This week's gastronomic adventures include an old Afghan favorite in a new location and a new Thai restaurant that just might be the best in the Twin Cities.
It has been quite a few years since I last set foot in Afghanistan, and my recollections of the cuisine are foggy at best. But of this much I am certain: The food at the newly relocated Khyber Pass Cafe in St. Paul is as tasty as anything I ate in Kandahar or Kabul, and much more sanitary.
In its previous location, on St. Clair Avenue near Randolph Avenue, the Khyber Pass was a well-kept secret; now that it has moved to Grand Avenue just east of Snelling Avenue, it should attract a lot more students and others with adventurous palates and limited budgets. The simple but tasteful decor includes photographs of the Afghan region by local photographer George Pfaff, as well as paintings by Emel Sherzad, who owns the restaurant with his wife, Masooda.
The cuisine combines flavors of the Middle East and central and south Asia. The kebabs are a lot like those served in Arabic or Persian restaurants, while the daal (yellow lentils) and cardamom-flavored tea are reminiscent of Indian cuisine. Don't expect fireworks; dishes tend to be well-seasoned and tasty, but not very spicy or complex.
Most of the entrees are variations on a couple of themes: lamb or chicken, either stewed with various accompaniments or served as kebabs. The lamb and chicken kebabs ($10.95 for dinner, $10.25 at lunch) are among the best in town: big chunks of juicy, flavorful meat. The stewed lamb also is recommended, but the chicken curry ($9.75 for dinner, $7.50 at lunch) was a bit bland. So was the plain basmati rice, which accompanies most entrees; a seasoned rice pilau (pilaf) would be a great improvement.

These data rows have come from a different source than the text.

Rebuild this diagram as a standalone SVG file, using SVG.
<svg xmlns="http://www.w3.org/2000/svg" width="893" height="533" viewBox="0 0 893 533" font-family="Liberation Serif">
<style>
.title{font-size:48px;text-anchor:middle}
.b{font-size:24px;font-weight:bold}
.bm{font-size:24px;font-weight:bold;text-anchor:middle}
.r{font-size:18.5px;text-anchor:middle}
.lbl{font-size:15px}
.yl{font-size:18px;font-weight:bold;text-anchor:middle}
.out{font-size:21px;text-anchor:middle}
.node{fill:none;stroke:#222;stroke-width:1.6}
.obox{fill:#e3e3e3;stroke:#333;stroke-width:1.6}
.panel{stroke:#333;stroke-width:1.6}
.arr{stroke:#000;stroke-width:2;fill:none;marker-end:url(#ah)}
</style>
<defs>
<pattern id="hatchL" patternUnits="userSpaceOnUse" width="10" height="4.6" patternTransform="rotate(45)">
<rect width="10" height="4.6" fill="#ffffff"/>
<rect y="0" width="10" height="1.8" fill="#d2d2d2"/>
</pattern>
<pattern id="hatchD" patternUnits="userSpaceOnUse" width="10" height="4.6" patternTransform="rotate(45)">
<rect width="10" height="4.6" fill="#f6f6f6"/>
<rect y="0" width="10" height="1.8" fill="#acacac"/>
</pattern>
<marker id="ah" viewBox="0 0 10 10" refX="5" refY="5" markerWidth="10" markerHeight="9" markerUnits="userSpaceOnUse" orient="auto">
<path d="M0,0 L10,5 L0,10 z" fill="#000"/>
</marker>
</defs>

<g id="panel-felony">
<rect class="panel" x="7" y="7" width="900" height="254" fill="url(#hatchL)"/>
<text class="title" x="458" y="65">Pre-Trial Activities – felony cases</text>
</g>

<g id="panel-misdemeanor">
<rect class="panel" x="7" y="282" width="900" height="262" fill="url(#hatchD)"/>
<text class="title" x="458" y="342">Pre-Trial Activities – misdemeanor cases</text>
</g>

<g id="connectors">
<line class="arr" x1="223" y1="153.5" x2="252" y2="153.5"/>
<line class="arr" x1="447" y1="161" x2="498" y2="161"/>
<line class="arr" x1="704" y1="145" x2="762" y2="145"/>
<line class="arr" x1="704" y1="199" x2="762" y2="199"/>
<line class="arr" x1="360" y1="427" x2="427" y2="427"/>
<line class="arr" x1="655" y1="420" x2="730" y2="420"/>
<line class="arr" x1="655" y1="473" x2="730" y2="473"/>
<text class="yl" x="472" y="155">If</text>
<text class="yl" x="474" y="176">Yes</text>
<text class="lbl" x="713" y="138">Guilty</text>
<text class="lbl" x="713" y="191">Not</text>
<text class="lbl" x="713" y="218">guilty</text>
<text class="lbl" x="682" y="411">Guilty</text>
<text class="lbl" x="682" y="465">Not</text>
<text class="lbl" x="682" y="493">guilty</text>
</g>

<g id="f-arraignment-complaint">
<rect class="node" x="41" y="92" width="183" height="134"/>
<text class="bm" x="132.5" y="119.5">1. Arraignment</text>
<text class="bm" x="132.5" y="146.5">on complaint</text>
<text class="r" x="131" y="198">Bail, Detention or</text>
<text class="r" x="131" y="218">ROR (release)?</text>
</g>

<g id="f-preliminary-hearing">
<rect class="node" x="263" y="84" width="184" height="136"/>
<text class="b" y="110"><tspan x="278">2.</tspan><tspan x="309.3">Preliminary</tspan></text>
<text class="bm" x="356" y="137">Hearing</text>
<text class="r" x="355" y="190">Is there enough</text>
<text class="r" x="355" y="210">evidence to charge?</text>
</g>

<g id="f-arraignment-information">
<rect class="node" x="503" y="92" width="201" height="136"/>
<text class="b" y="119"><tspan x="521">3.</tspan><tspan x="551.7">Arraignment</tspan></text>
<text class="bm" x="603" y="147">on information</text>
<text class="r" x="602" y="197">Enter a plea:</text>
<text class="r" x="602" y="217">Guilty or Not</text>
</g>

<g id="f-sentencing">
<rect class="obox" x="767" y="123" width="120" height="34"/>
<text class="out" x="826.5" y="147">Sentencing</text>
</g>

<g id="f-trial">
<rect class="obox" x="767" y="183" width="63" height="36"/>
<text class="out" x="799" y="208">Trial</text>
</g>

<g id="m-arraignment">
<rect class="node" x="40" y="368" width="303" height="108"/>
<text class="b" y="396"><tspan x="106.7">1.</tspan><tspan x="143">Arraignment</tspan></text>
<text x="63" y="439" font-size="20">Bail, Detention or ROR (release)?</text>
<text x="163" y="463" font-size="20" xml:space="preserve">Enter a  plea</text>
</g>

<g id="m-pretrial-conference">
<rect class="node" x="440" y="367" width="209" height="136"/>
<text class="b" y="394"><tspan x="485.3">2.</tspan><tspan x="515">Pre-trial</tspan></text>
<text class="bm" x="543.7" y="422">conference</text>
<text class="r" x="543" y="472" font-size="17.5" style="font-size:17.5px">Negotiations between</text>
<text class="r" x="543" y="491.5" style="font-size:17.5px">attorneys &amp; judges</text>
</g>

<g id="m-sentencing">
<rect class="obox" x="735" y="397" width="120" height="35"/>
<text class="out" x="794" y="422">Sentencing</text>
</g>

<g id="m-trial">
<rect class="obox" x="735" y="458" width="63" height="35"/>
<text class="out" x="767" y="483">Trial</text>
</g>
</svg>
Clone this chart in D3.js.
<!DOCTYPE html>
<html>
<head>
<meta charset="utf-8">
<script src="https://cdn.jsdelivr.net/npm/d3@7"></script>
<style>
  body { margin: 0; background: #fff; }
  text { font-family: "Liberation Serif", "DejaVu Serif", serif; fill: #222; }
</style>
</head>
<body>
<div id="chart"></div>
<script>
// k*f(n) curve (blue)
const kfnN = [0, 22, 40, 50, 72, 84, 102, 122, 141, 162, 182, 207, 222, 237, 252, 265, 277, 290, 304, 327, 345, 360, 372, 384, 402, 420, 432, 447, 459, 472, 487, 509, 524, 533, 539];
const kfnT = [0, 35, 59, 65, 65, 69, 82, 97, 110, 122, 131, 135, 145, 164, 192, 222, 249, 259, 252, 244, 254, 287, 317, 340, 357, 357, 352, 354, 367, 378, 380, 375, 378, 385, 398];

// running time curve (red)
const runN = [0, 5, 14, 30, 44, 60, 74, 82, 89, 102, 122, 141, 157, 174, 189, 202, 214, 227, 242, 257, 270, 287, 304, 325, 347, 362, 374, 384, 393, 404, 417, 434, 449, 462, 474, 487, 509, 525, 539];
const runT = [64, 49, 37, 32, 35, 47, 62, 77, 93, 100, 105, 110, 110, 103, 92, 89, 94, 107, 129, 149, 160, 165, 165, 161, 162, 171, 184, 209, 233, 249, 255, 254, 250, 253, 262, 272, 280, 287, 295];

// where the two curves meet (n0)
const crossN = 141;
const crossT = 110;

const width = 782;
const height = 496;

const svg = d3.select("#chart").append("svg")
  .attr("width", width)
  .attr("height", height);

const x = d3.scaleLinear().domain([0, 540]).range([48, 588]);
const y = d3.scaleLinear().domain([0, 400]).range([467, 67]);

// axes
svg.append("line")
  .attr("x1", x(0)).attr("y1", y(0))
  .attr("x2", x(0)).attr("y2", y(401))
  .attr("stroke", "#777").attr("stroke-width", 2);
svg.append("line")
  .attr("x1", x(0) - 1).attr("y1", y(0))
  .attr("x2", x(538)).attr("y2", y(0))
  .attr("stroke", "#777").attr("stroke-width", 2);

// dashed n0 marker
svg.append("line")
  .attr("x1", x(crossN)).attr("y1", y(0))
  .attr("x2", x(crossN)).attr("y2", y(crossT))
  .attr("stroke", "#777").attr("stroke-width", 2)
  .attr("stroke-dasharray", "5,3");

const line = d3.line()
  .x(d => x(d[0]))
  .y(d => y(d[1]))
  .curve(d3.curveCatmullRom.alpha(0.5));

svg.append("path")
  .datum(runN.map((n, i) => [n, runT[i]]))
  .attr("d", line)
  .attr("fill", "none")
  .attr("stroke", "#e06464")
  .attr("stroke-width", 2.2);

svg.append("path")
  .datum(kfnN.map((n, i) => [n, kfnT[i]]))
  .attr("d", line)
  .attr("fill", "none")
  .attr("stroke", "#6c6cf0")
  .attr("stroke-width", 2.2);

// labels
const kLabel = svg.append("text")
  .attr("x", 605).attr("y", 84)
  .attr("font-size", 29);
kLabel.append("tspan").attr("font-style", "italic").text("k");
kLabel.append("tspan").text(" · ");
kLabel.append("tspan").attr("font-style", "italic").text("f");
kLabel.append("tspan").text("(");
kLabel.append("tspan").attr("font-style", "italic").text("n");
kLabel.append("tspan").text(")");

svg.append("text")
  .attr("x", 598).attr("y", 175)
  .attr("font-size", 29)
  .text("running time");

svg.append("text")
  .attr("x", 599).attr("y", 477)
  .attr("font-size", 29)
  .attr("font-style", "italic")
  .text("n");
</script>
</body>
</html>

Vegetarians have several options, including mashawa ($2.75 cup, $3.50 bowl), a hearty bean soup topped with yogurt and mint, and a vegetarian combination plate that includes your choice of eggplant in tomato sauce, spinach with leeks and spices, daal and stewed potatoes with green peas (any two for $9.25; three for $9.95).
Desserts include a very ordinary baklava ($3), a milk pudding and a rice pudding; both puddings are flavored with cardamom, pistachios and rosewater, so they taste quite similar. Beverage options include Afghan green tea with cardamom, sweetened black tea with milk and cardamom, and dogh, an unsweetened yogurt drink, plus juices, sodas, coffees and a limited selection of beers and inexpensive wines.
For years, whenever I asked my friend Thitiya, a talented Thai cook and a very picky eater, to name the best Thai restaurant in the Twin Cities, I got the same diplomatic answer: "It all depends." One place made the best pad Thai, another was tops for papaya salad, and still another had the best tom yum soup.
Press her a little harder, and she usually would add that none of the local Thai restaurants really get it right. Most of the cooks at local Thai restaurants add too much sugar, believing that is what farangs (Westerners) like.
So I was quite surprised recently when Thitiya announced that her latest discovery, Dara Thai Restaurant, is the best in the Twin Cities. Dara Thai sits in St. Paul's forlorn Minnehaha Mall. It doesn't look like much from the outside, but the interior is a notch up from the usual strip-mall ethnic eatery. The owners are Hmong, but the chef, Pit Nong, is Thai and has cooked at a top restaurant in Bangkok.
The menu, illustrated with color photos of most of the dishes (a great idea) offers all the usual Thai favorites, plus some less familiar items, such as roast duck laab salad ($8.25). Everything on the menu is priced below $10, including the whole steamed and fried tilapia ($9.95), which I recommend.
After a couple of visits to Dara, I am quite impressed. The shrimp tom yum, a meal-size soup served in a hot pot ($8.95), had just the right balance of hot and sour, and all the right ingredients: straw mushrooms, lemon grass, kaffir lime leaves and tiny but diabolical Thai hot peppers, plus generous quantities of shrimp (chicken or fish tom yum also are available).
There was a delightful freshness to the cold dishes, such as mixed salad of shrimp, squid, chicken and pork tossed with carrots, green onions, tomatoes, cucumbers and lime juice ($7.25); and soom tom ($5.95), a spicy green papaya salad with tomatoes, peppers, chopped peanuts and dried shrimp.
The crab curry ($8.95), chunks of crab tossed with red and green peppers in a spicy coconut milk base, is also recommended; extracting the crab meat from the shell is messy work, but well-rewarded. No desserts were available; the cook explained apologetically that she hadn't had time to prepare any.